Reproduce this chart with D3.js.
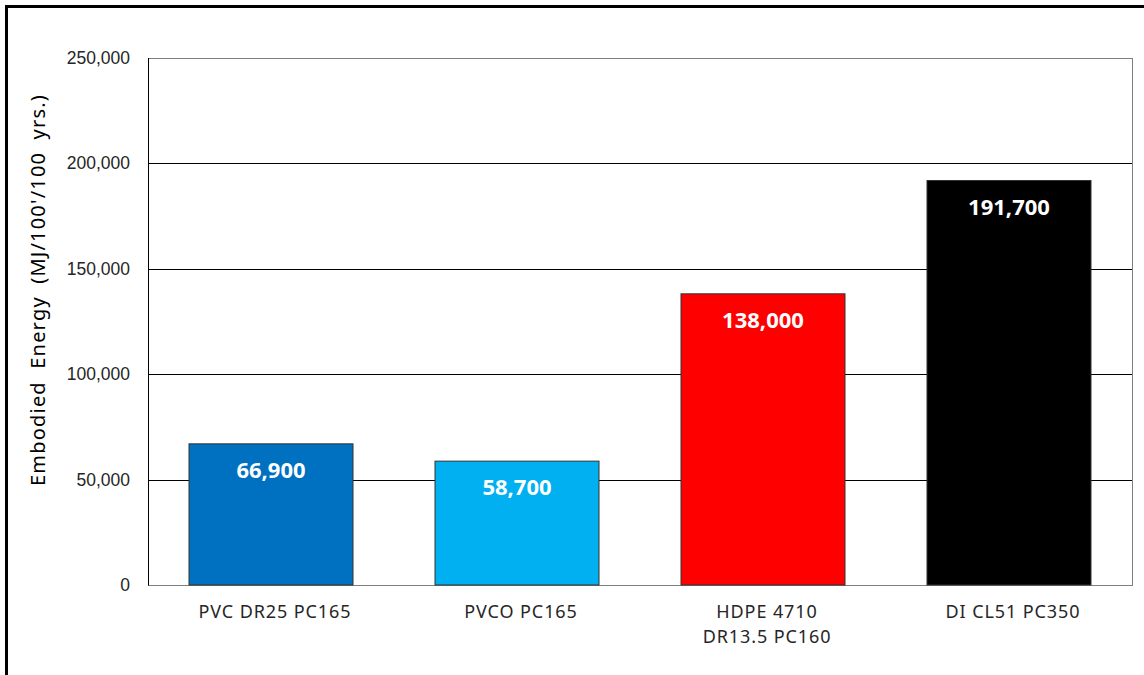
<!DOCTYPE html>
<html lang="en">
<head>
<meta charset="UTF-8">
<title>Embodied Energy</title>
<style>
  body { margin: 0; background: #fff; }
  svg { display: block; font-family: "Noto Sans", sans-serif; }
</style>
</head>
<body>
<script src="https://cdn.jsdelivr.net/npm/d3@7/dist/d3.min.js"></script>
<script>
var categories = [["PVC DR25 PC165"], ["PVCO PC165"], ["HDPE 4710", "DR13.5 PC160"], ["DI CL51 PC350"]];
var values = [66900, 58700, 138000, 191700];
var colors = ["#0070c0", "#00b0f0", "#ff0000", "#000000"];
var yTicks = [0, 50000, 100000, 150000, 200000, 250000];
var yTitle = "Embodied Energy (MJ/100'/100 yrs.)";

var width = 1144, height = 675;
var padding = {top: 57.5, left: 148, right: 12, bottom: 90};

var svg = d3.select("body").append("svg")
  .attr("width", width)
  .attr("height", height);

// outer frame
svg.append("path")
  .attr("d", "M6.5," + height + "V6.5H" + width)
  .attr("fill", "none")
  .attr("stroke", "#000")
  .attr("stroke-width", 3);

var plotW = width - padding.left - padding.right;
var plotH = height - padding.top - padding.bottom;

var xScale = d3.scaleBand()
  .domain(d3.range(values.length))
  .range([padding.left, padding.left + plotW])
  .paddingInner(1 / 3)
  .paddingOuter(1 / 6);

var yScale = d3.scaleLinear()
  .domain([0, 250000])
  .range([padding.top + plotH, padding.top]);

// gridlines
svg.append("g").selectAll("line")
  .data(yTicks.slice(1))
  .enter().append("line")
  .attr("x1", padding.left)
  .attr("x2", padding.left + plotW)
  .attr("y1", function(d) { return Math.round(yScale(d)) + 0.5; })
  .attr("y2", function(d) { return Math.round(yScale(d)) + 0.5; })
  .attr("stroke", "#000")
  .attr("stroke-width", 1);

// plot border
svg.append("rect")
  .attr("x", padding.left + 0.5)
  .attr("y", Math.round(padding.top) + 0.5)
  .attr("width", plotW)
  .attr("height", Math.round(yScale(0)) - Math.round(padding.top))
  .attr("fill", "none")
  .attr("stroke", "#7f7f7f")
  .attr("stroke-width", 1);

// y axis
var yAxis = d3.axisLeft(yScale)
  .tickValues(yTicks)
  .tickSize(0)
  .tickPadding(18)
  .tickFormat(d3.format(","));

var gy = svg.append("g")
  .attr("transform", "translate(" + padding.left + ",0)")
  .call(yAxis);
gy.select(".domain").attr("stroke", "#000");
gy.selectAll("text")
  .attr("font-size", "17.5px")
  .attr("fill", "#262626");

// bars
svg.selectAll(".bar")
  .data(values)
  .enter().append("rect")
  .attr("class", "bar")
  .attr("x", function(d, i) { return xScale(i); })
  .attr("y", function(d) { return yScale(d); })
  .attr("width", xScale.bandwidth())
  .attr("height", function(d) { return yScale(0) - yScale(d); })
  .attr("fill", function(d, i) { return colors[i]; })
  .attr("stroke", "#333")
  .attr("stroke-width", 1);

// value labels
svg.selectAll(".val")
  .data(values)
  .enter().append("text")
  .attr("class", "val")
  .attr("x", function(d, i) { return xScale(i) + xScale.bandwidth() / 2; })
  .attr("y", function(d) { return yScale(d) + 34; })
  .attr("text-anchor", "middle")
  .attr("font-size", "22px")
  .attr("font-weight", "bold")
  .attr("fill", "#fff")
  .text(function(d) { return d3.format(",")(d); });

// category labels
var cat = svg.selectAll(".cat")
  .data(categories)
  .enter().append("text")
  .attr("class", "cat")
  .attr("text-anchor", "middle")
  .attr("font-size", "18px")
  .attr("letter-spacing", "0.9px")
  .attr("fill", "#262626")
  .attr("transform", function(d, i) {
    return "translate(" + (xScale(i) + xScale.bandwidth() / 2 + 4) + "," + (yScale(0) + 33) + ")";
  });
cat.selectAll("tspan")
  .data(function(d) { return d; })
  .enter().append("tspan")
  .attr("x", 0)
  .attr("dy", function(d, i) { return i === 0 ? 0 : 25; })
  .text(function(d) { return d; });

// y title
svg.append("text")
  .attr("transform", "translate(45,290) rotate(-90)")
  .attr("text-anchor", "middle")
  .attr("font-size", "20px")
  .attr("letter-spacing", "1.2px")
  .attr("word-spacing", "6px")
  .attr("fill", "#000")
  .text(yTitle);
</script>
</body>
</html>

-=-=-=-=-

EXERCISE DESCRIPTION |
Write out each line of the data exactly; the images should be left out.

TASK ANSWER |
Reproduce this chart with D3.js.
<!DOCTYPE html>
<html lang="en">
<head>
<meta charset="UTF-8">
<title>Embodied Energy</title>
<style>
  body { margin: 0; background: #fff; }
  svg { display: block; font-family: "Noto Sans", sans-serif; }
</style>
</head>
<body>
<script src="https://cdn.jsdelivr.net/npm/d3@7/dist/d3.min.js"></script>
<script>
var categories = [["PVC DR25 PC165"], ["PVCO PC165"], ["HDPE 4710", "DR13.5 PC160"], ["DI CL51 PC350"]];
var values = [66900, 58700, 138000, 191700];
var colors = ["#0070c0", "#00b0f0", "#ff0000", "#000000"];
var yTicks = [0, 50000, 100000, 150000, 200000, 250000];
var yTitle = "Embodied Energy (MJ/100'/100 yrs.)";

var width = 1144, height = 675;
var padding = {top: 57.5, left: 148, right: 12, bottom: 90};

var svg = d3.select("body").append("svg")
  .attr("width", width)
  .attr("height", height);

// outer frame
svg.append("path")
  .attr("d", "M6.5," + height + "V6.5H" + width)
  .attr("fill", "none")
  .attr("stroke", "#000")
  .attr("stroke-width", 3);

var plotW = width - padding.left - padding.right;
var plotH = height - padding.top - padding.bottom;

var xScale = d3.scaleBand()
  .domain(d3.range(values.length))
  .range([padding.left, padding.left + plotW])
  .paddingInner(1 / 3)
  .paddingOuter(1 / 6);

var yScale = d3.scaleLinear()
  .domain([0, 250000])
  .range([padding.top + plotH, padding.top]);

// gridlines
svg.append("g").selectAll("line")
  .data(yTicks.slice(1))
  .enter().append("line")
  .attr("x1", padding.left)
  .attr("x2", padding.left + plotW)
  .attr("y1", function(d) { return Math.round(yScale(d)) + 0.5; })
  .attr("y2", function(d) { return Math.round(yScale(d)) + 0.5; })
  .attr("stroke", "#000")
  .attr("stroke-width", 1);

// plot border
svg.append("rect")
  .attr("x", padding.left + 0.5)
  .attr("y", Math.round(padding.top) + 0.5)
  .attr("width", plotW)
  .attr("height", Math.round(yScale(0)) - Math.round(padding.top))
  .attr("fill", "none")
  .attr("stroke", "#7f7f7f")
  .attr("stroke-width", 1);

// y axis
var yAxis = d3.axisLeft(yScale)
  .tickValues(yTicks)
  .tickSize(0)
  .tickPadding(18)
  .tickFormat(d3.format(","));

var gy = svg.append("g")
  .attr("transform", "translate(" + padding.left + ",0)")
  .call(yAxis);
gy.select(".domain").attr("stroke", "#000");
gy.selectAll("text")
  .attr("font-size", "17.5px")
  .attr("fill", "#262626");

// bars
svg.selectAll(".bar")
  .data(values)
  .enter().append("rect")
  .attr("class", "bar")
  .attr("x", function(d, i) { return xScale(i); })
  .attr("y", function(d) { return yScale(d); })
  .attr("width", xScale.bandwidth())
  .attr("height", function(d) { return yScale(0) - yScale(d); })
  .attr("fill", function(d, i) { return colors[i]; })
  .attr("stroke", "#333")
  .attr("stroke-width", 1);

// value labels
svg.selectAll(".val")
  .data(values)
  .enter().append("text")
  .attr("class", "val")
  .attr("x", function(d, i) { return xScale(i) + xScale.bandwidth() / 2; })
  .attr("y", function(d) { return yScale(d) + 34; })
  .attr("text-anchor", "middle")
  .attr("font-size", "22px")
  .attr("font-weight", "bold")
  .attr("fill", "#fff")
  .text(function(d) { return d3.format(",")(d); });

// category labels
var cat = svg.selectAll(".cat")
  .data(categories)
  .enter().append("text")
  .attr("class", "cat")
  .attr("text-anchor", "middle")
  .attr("font-size", "18px")
  .attr("letter-spacing", "0.9px")
  .attr("fill", "#262626")
  .attr("transform", function(d, i) {
    return "translate(" + (xScale(i) + xScale.bandwidth() / 2 + 4) + "," + (yScale(0) + 33) + ")";
  });
cat.selectAll("tspan")
  .data(function(d) { return d; })
  .enter().append("tspan")
  .attr("x", 0)
  .attr("dy", function(d, i) { return i === 0 ? 0 : 25; })
  .text(function(d) { return d; });

// y title
svg.append("text")
  .attr("transform", "translate(45,290) rotate(-90)")
  .attr("text-anchor", "middle")
  .attr("font-size", "20px")
  .attr("letter-spacing", "1.2px")
  .attr("word-spacing", "6px")
  .attr("fill", "#000")
  .text(yTitle);
</script>
</body>
</html>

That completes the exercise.